Keep in mind three rules in regard to creating value in a business negotiation. The first concerns the meaning of value itself, which is expressed as Value = Benefit - Cost. We've all heard about sales processes that are supposed to add value but hardly ever succeed in creating real, measurable business value. A process does succeed when it enables you to add "hard" value (value you can measure) rather than "soft" value. If you can't put a potential trade through the equation above, you're not creating value.
The second rule is: Never concede - always trade. If you simply concede on an item during a negotiation, you are eliminating the possibility of creating value because value is created by trading items that have differing importance to the two sides in a negotiation.
The third rule is: Never negotiate one thing by itself. If you negotiate one item at a time, you will soon find that you don't have any other items with which to trade, and if you can't trade, you can't create value.

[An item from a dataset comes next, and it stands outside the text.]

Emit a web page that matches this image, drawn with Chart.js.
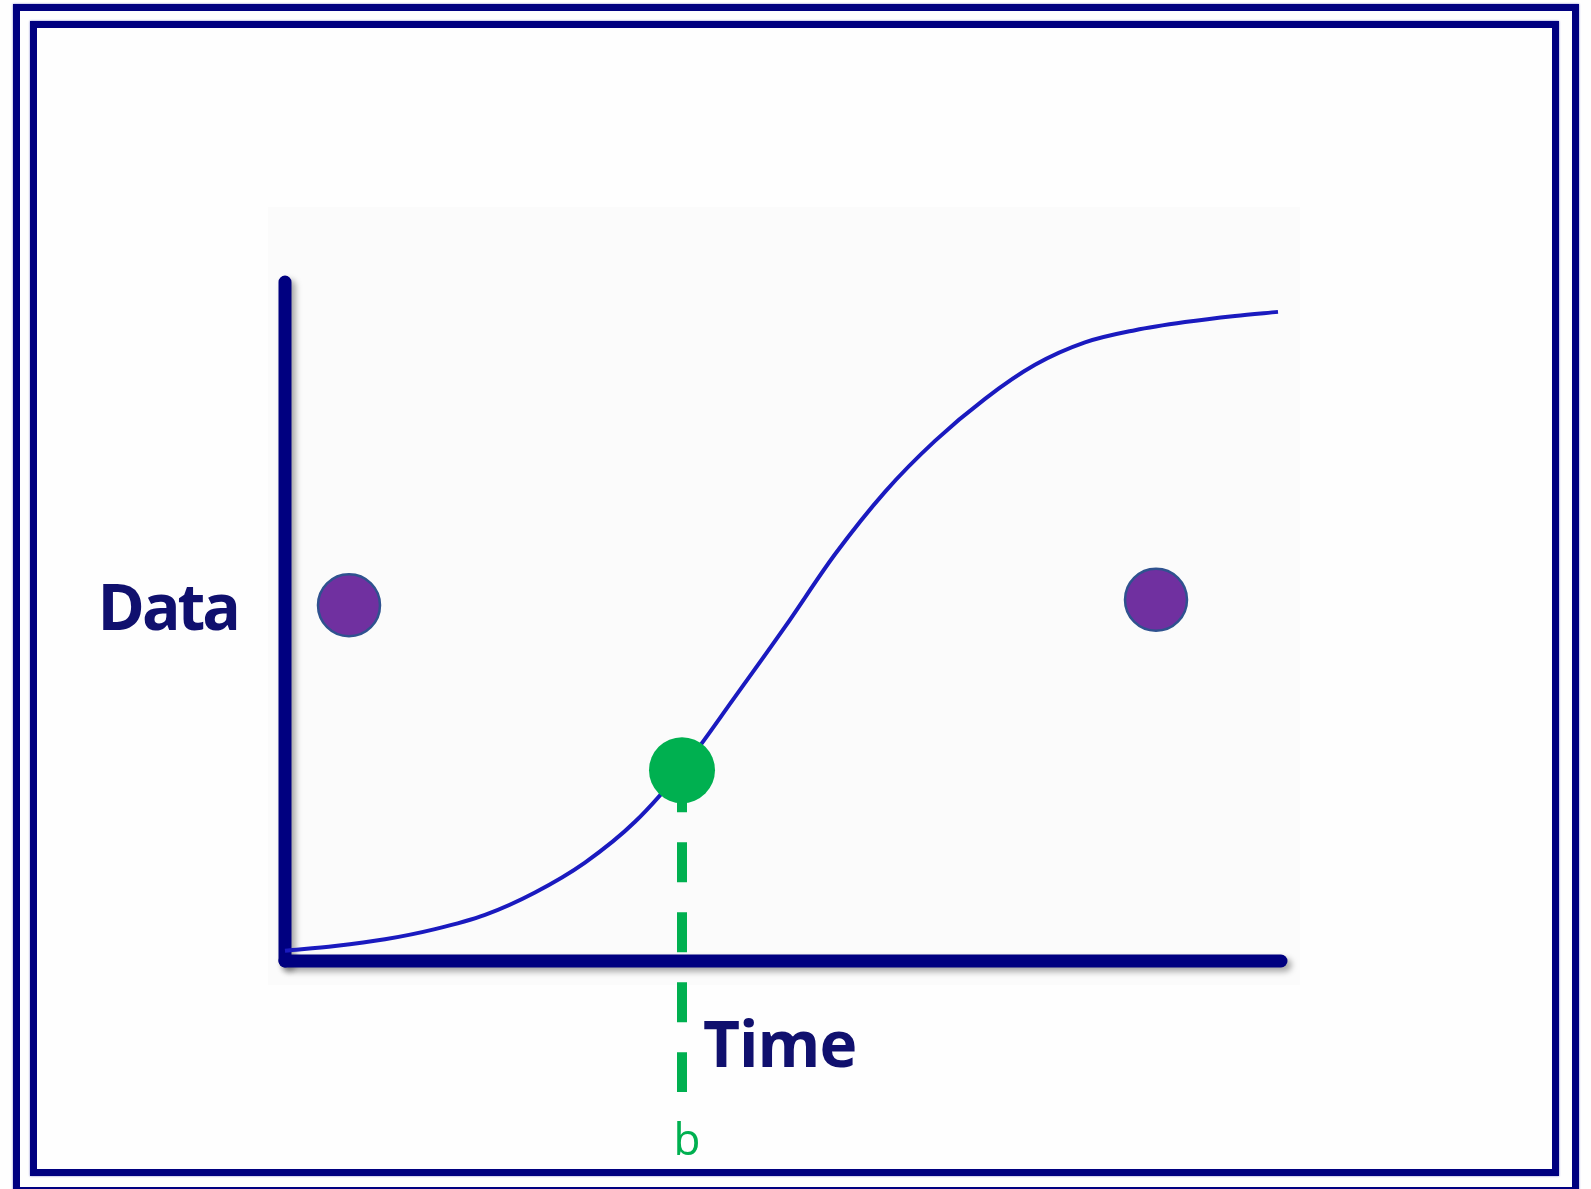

Creating value is something that has to work for both you and your customer, or it doesn't work for either of you. Salespeople have two very good reasons to embrace the concept of value creation. First, it makes it easier for you to negotiate with buyers because it's easier to divide a larger pie than a smaller one. And, second, it enables you to make more money by providing you with the ability to make bigger deals, and over time bigger deals mean more money. However, even though creating a larger pie and bigger deals is ultimately beneficial to both sides in a negotiation, buyers don't necessarily see it in that way. Because, as a rule, buyers are primarily interested in lower prices, they're less likely to be concerned about value-creating trades. And that's why it's often incumbent on you - the seller - to show the buyer how and why creating value can be advantageous to both of you.